Kilimanjaro (Trainer Aidan O’Brien/Jockey Joseph O’Brien): Gewinner des Derby-Trials in Lingfield. Dreijährig stark verbessert, aber andere Kandidaten haben deutliche bessere Meriten. Der Außenseiter aus dem O’Brien-Quartier.

Moheet (Trainer Richard M. Hannon/Jockey Pat Dobbs): Talentierter Hengst und einer der seltenen Starter des großen Hannon-Quartiers im Derby. Zuletzt landete Moheet im Mittelfeld der 2000 Guineas, jetzt geht man deutlich in der Distanz hinauf. Außenseiter.
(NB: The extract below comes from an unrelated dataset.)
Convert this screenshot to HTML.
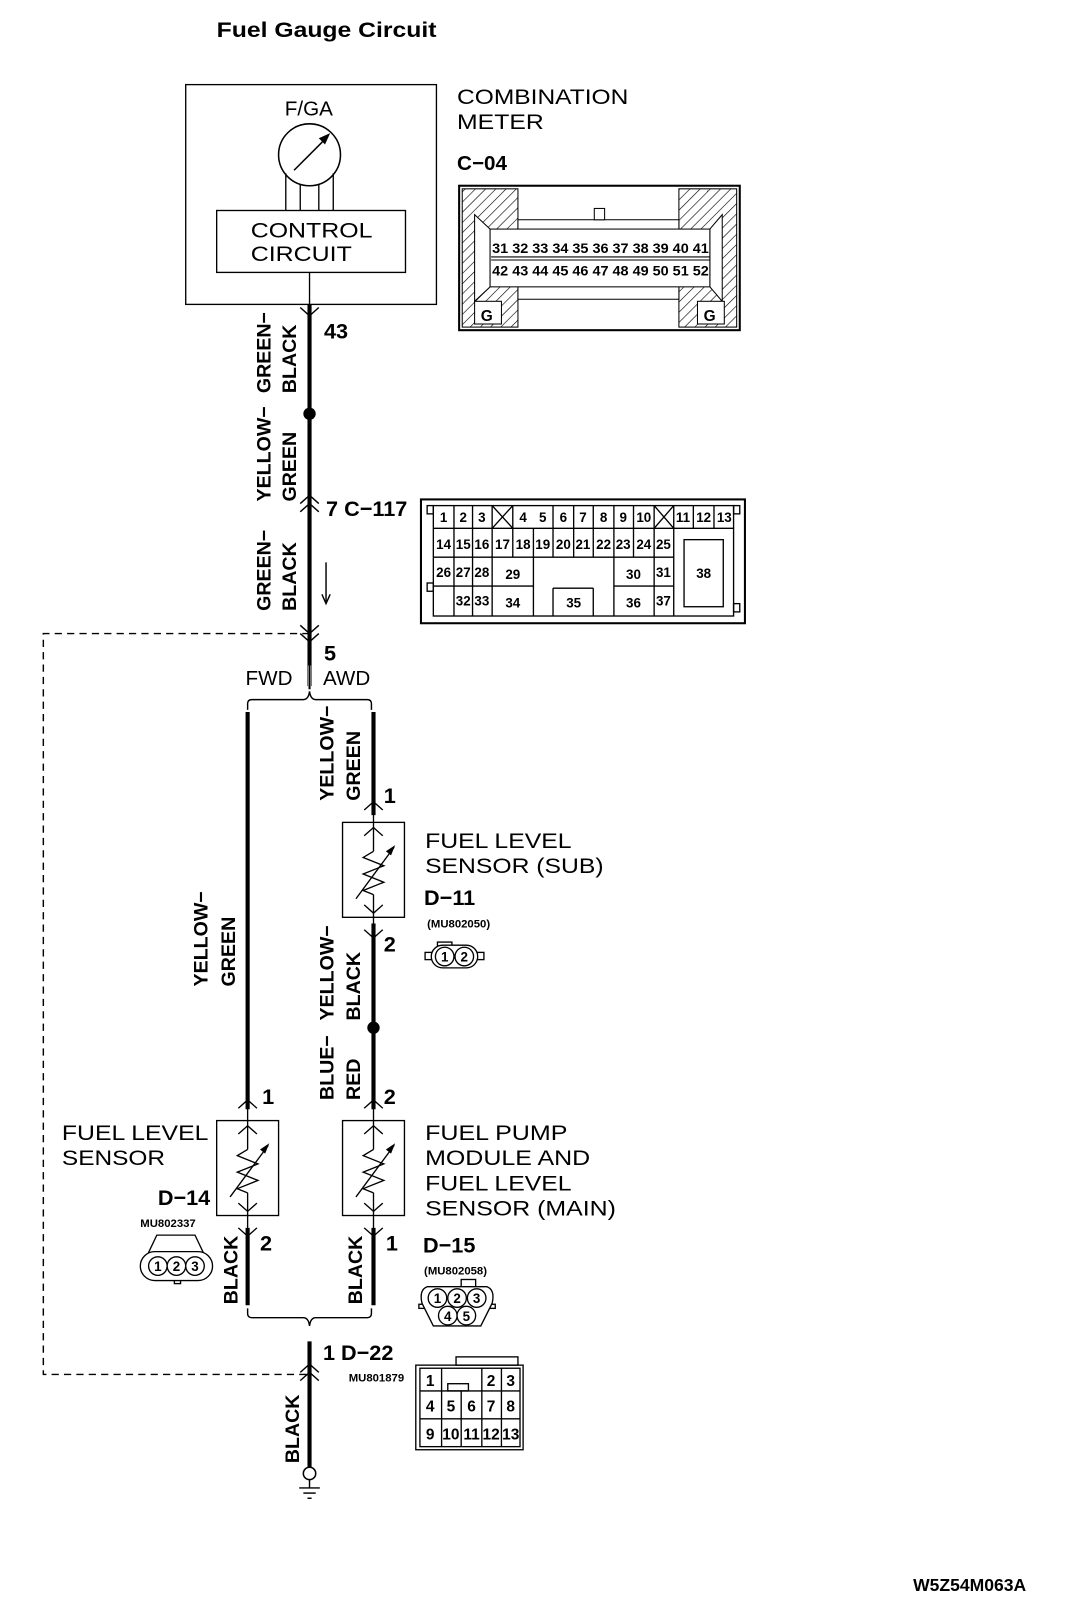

Rogue Runner (Trainer Andreas Wöhler/Jockey Oisin Murphy): Deutscher Gast mit Besitzern aus Katar. Noch nicht ausgereifter Kandidat, zuletzt aber enttäuschend im Frankfurter Metzler Preis. Die Wöhler-Stallform ist aktuell großartig, das ist jedoch der größte Pluspunkt für Rogue Runner. Ein Erfolg wäre eine Sensation, zumal die 2400 Meter etwas lang werden könnten.

Storm The Stars (Trainer William Haggas/Jockey Pat Cosgrave): Sieger der Vorprüfung in Goodwood, davor Zweiter hinter Hans Holbein in der Chester Vase. Steher durch und durch, aber trotz sechs Starts immer noch nicht ausgereift und laut Trainer-Gattin Maureen Haggas eher ein Typ für das St. Leger. Dem schließe ich mich an, aber zumindest für Platzwetter eine interessante Alternative.

Success Days (Trainer Ken Condon/Jockey Shane Foley): Ebenfalls für 75 000 Pfund nachgenannt, Sieger zweiter Derby-Trials in Leopardstown, die schon einigen irische Derbysieger als Sprungbrett dienten. Die größte Unbekannte bei Success Days ist jedoch der Boden, denn bislang ist er nur auf schwerem bzw. weichem Untergrund gelaufen.

Urteil
So richtig überzeugt mich in diesem Jahr keiner der Kandidaten, bei jedem gibt es irgendetwas etwas zu bemäkeln. Hans Holbein mag der Glamour anderer Teilnehmer fehlen, aber wenn anderen die Distanz auf dem schwierigen Epsom-Kurs zu lang wird, wird er weitermarschieren. Golden Horn wird aber nach der Dante-Form nur schwer zu schlagen sein, wenn er mit Bahn und Distanz zurechtkommt.